### To be done
Copy out all of the data below with no alterations.

### Provided material
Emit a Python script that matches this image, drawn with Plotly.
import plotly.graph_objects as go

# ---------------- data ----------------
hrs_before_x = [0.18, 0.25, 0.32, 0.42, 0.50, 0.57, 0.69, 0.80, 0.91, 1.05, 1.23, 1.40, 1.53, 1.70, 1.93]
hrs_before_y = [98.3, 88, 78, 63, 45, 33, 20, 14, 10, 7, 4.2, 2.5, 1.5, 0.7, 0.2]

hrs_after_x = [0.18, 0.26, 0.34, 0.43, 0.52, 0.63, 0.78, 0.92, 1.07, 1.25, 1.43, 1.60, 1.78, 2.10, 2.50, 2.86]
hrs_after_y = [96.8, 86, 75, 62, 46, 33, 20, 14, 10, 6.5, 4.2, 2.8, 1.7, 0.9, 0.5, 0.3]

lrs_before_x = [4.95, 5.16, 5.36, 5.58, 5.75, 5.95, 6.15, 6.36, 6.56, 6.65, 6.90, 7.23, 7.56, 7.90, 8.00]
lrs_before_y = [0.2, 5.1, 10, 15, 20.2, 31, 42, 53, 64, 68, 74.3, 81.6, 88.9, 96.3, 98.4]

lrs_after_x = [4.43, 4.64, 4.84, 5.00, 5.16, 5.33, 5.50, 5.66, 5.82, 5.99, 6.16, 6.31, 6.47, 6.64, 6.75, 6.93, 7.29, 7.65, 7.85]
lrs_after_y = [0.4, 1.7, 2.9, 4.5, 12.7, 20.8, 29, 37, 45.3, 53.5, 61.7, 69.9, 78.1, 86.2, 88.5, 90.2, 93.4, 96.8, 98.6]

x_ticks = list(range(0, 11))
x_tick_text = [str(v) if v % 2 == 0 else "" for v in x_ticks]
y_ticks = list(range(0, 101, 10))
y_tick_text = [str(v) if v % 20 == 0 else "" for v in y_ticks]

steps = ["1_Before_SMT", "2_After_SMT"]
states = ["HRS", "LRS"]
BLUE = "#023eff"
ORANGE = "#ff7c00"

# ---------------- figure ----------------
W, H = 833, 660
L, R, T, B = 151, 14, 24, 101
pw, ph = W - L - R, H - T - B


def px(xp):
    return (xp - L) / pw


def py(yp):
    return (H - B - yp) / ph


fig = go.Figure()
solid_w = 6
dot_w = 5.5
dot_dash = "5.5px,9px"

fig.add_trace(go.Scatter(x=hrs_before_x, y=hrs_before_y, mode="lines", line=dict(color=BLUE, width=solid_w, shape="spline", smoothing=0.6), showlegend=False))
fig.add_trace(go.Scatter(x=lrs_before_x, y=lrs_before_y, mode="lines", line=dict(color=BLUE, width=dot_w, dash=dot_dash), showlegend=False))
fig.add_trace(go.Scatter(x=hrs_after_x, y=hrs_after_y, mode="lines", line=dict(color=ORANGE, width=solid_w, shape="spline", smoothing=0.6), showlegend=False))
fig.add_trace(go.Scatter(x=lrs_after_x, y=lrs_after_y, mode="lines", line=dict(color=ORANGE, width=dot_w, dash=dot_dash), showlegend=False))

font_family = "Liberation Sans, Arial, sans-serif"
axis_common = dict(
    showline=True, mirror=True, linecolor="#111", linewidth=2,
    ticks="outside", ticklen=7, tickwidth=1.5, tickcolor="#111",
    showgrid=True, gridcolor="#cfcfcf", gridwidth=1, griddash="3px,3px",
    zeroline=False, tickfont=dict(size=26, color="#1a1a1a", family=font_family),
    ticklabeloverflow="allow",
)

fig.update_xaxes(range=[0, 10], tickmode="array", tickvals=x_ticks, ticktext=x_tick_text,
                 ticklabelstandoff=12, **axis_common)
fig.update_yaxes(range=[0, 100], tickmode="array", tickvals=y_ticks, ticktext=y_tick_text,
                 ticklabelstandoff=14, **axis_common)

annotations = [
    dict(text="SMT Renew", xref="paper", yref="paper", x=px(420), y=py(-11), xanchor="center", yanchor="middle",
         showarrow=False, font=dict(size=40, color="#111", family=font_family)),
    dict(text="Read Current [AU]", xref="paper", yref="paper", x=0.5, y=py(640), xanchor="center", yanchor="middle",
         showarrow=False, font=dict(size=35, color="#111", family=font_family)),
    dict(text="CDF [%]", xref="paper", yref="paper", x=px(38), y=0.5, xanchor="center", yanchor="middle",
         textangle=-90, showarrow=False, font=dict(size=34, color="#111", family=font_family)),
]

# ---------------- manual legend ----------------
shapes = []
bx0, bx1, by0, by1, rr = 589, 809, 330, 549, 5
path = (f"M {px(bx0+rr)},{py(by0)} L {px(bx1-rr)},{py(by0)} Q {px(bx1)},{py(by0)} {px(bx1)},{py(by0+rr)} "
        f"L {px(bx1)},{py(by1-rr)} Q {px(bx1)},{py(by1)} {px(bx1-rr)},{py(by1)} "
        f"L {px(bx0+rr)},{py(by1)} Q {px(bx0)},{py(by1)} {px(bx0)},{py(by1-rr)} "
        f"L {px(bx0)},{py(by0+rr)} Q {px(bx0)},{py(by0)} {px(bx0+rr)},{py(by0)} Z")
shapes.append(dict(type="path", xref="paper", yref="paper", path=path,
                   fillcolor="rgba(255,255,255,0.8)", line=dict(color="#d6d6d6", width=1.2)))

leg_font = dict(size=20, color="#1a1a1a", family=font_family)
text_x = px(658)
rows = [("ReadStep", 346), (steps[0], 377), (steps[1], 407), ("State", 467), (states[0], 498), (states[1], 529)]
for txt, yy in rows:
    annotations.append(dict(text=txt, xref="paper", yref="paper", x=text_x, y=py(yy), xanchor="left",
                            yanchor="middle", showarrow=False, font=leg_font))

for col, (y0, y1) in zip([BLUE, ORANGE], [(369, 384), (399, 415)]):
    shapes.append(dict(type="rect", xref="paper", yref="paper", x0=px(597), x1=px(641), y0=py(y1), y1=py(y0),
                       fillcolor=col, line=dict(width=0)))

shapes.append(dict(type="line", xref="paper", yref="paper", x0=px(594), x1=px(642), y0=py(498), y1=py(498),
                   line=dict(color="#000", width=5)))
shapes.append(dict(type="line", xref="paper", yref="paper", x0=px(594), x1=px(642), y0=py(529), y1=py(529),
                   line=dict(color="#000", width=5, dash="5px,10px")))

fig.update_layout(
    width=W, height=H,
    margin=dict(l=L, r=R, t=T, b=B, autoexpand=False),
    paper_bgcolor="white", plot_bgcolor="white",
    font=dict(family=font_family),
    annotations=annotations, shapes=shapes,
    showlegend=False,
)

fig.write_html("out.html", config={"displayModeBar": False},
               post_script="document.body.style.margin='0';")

### The response
Emit a Python script that matches this image, drawn with Plotly.
import plotly.graph_objects as go

# ---------------- data ----------------
hrs_before_x = [0.18, 0.25, 0.32, 0.42, 0.50, 0.57, 0.69, 0.80, 0.91, 1.05, 1.23, 1.40, 1.53, 1.70, 1.93]
hrs_before_y = [98.3, 88, 78, 63, 45, 33, 20, 14, 10, 7, 4.2, 2.5, 1.5, 0.7, 0.2]

hrs_after_x = [0.18, 0.26, 0.34, 0.43, 0.52, 0.63, 0.78, 0.92, 1.07, 1.25, 1.43, 1.60, 1.78, 2.10, 2.50, 2.86]
hrs_after_y = [96.8, 86, 75, 62, 46, 33, 20, 14, 10, 6.5, 4.2, 2.8, 1.7, 0.9, 0.5, 0.3]

lrs_before_x = [4.95, 5.16, 5.36, 5.58, 5.75, 5.95, 6.15, 6.36, 6.56, 6.65, 6.90, 7.23, 7.56, 7.90, 8.00]
lrs_before_y = [0.2, 5.1, 10, 15, 20.2, 31, 42, 53, 64, 68, 74.3, 81.6, 88.9, 96.3, 98.4]

lrs_after_x = [4.43, 4.64, 4.84, 5.00, 5.16, 5.33, 5.50, 5.66, 5.82, 5.99, 6.16, 6.31, 6.47, 6.64, 6.75, 6.93, 7.29, 7.65, 7.85]
lrs_after_y = [0.4, 1.7, 2.9, 4.5, 12.7, 20.8, 29, 37, 45.3, 53.5, 61.7, 69.9, 78.1, 86.2, 88.5, 90.2, 93.4, 96.8, 98.6]

x_ticks = list(range(0, 11))
x_tick_text = [str(v) if v % 2 == 0 else "" for v in x_ticks]
y_ticks = list(range(0, 101, 10))
y_tick_text = [str(v) if v % 20 == 0 else "" for v in y_ticks]

steps = ["1_Before_SMT", "2_After_SMT"]
states = ["HRS", "LRS"]
BLUE = "#023eff"
ORANGE = "#ff7c00"

# ---------------- figure ----------------
W, H = 833, 660
L, R, T, B = 151, 14, 24, 101
pw, ph = W - L - R, H - T - B


def px(xp):
    return (xp - L) / pw


def py(yp):
    return (H - B - yp) / ph


fig = go.Figure()
solid_w = 6
dot_w = 5.5
dot_dash = "5.5px,9px"

fig.add_trace(go.Scatter(x=hrs_before_x, y=hrs_before_y, mode="lines", line=dict(color=BLUE, width=solid_w, shape="spline", smoothing=0.6), showlegend=False))
fig.add_trace(go.Scatter(x=lrs_before_x, y=lrs_before_y, mode="lines", line=dict(color=BLUE, width=dot_w, dash=dot_dash), showlegend=False))
fig.add_trace(go.Scatter(x=hrs_after_x, y=hrs_after_y, mode="lines", line=dict(color=ORANGE, width=solid_w, shape="spline", smoothing=0.6), showlegend=False))
fig.add_trace(go.Scatter(x=lrs_after_x, y=lrs_after_y, mode="lines", line=dict(color=ORANGE, width=dot_w, dash=dot_dash), showlegend=False))

font_family = "Liberation Sans, Arial, sans-serif"
axis_common = dict(
    showline=True, mirror=True, linecolor="#111", linewidth=2,
    ticks="outside", ticklen=7, tickwidth=1.5, tickcolor="#111",
    showgrid=True, gridcolor="#cfcfcf", gridwidth=1, griddash="3px,3px",
    zeroline=False, tickfont=dict(size=26, color="#1a1a1a", family=font_family),
    ticklabeloverflow="allow",
)

fig.update_xaxes(range=[0, 10], tickmode="array", tickvals=x_ticks, ticktext=x_tick_text,
                 ticklabelstandoff=12, **axis_common)
fig.update_yaxes(range=[0, 100], tickmode="array", tickvals=y_ticks, ticktext=y_tick_text,
                 ticklabelstandoff=14, **axis_common)

annotations = [
    dict(text="SMT Renew", xref="paper", yref="paper", x=px(420), y=py(-11), xanchor="center", yanchor="middle",
         showarrow=False, font=dict(size=40, color="#111", family=font_family)),
    dict(text="Read Current [AU]", xref="paper", yref="paper", x=0.5, y=py(640), xanchor="center", yanchor="middle",
         showarrow=False, font=dict(size=35, color="#111", family=font_family)),
    dict(text="CDF [%]", xref="paper", yref="paper", x=px(38), y=0.5, xanchor="center", yanchor="middle",
         textangle=-90, showarrow=False, font=dict(size=34, color="#111", family=font_family)),
]

# ---------------- manual legend ----------------
shapes = []
bx0, bx1, by0, by1, rr = 589, 809, 330, 549, 5
path = (f"M {px(bx0+rr)},{py(by0)} L {px(bx1-rr)},{py(by0)} Q {px(bx1)},{py(by0)} {px(bx1)},{py(by0+rr)} "
        f"L {px(bx1)},{py(by1-rr)} Q {px(bx1)},{py(by1)} {px(bx1-rr)},{py(by1)} "
        f"L {px(bx0+rr)},{py(by1)} Q {px(bx0)},{py(by1)} {px(bx0)},{py(by1-rr)} "
        f"L {px(bx0)},{py(by0+rr)} Q {px(bx0)},{py(by0)} {px(bx0+rr)},{py(by0)} Z")
shapes.append(dict(type="path", xref="paper", yref="paper", path=path,
                   fillcolor="rgba(255,255,255,0.8)", line=dict(color="#d6d6d6", width=1.2)))

leg_font = dict(size=20, color="#1a1a1a", family=font_family)
text_x = px(658)
rows = [("ReadStep", 346), (steps[0], 377), (steps[1], 407), ("State", 467), (states[0], 498), (states[1], 529)]
for txt, yy in rows:
    annotations.append(dict(text=txt, xref="paper", yref="paper", x=text_x, y=py(yy), xanchor="left",
                            yanchor="middle", showarrow=False, font=leg_font))

for col, (y0, y1) in zip([BLUE, ORANGE], [(369, 384), (399, 415)]):
    shapes.append(dict(type="rect", xref="paper", yref="paper", x0=px(597), x1=px(641), y0=py(y1), y1=py(y0),
                       fillcolor=col, line=dict(width=0)))

shapes.append(dict(type="line", xref="paper", yref="paper", x0=px(594), x1=px(642), y0=py(498), y1=py(498),
                   line=dict(color="#000", width=5)))
shapes.append(dict(type="line", xref="paper", yref="paper", x0=px(594), x1=px(642), y0=py(529), y1=py(529),
                   line=dict(color="#000", width=5, dash="5px,10px")))

fig.update_layout(
    width=W, height=H,
    margin=dict(l=L, r=R, t=T, b=B, autoexpand=False),
    paper_bgcolor="white", plot_bgcolor="white",
    font=dict(family=font_family),
    annotations=annotations, shapes=shapes,
    showlegend=False,
)

fig.write_html("out.html", config={"displayModeBar": False},
               post_script="document.body.style.margin='0';")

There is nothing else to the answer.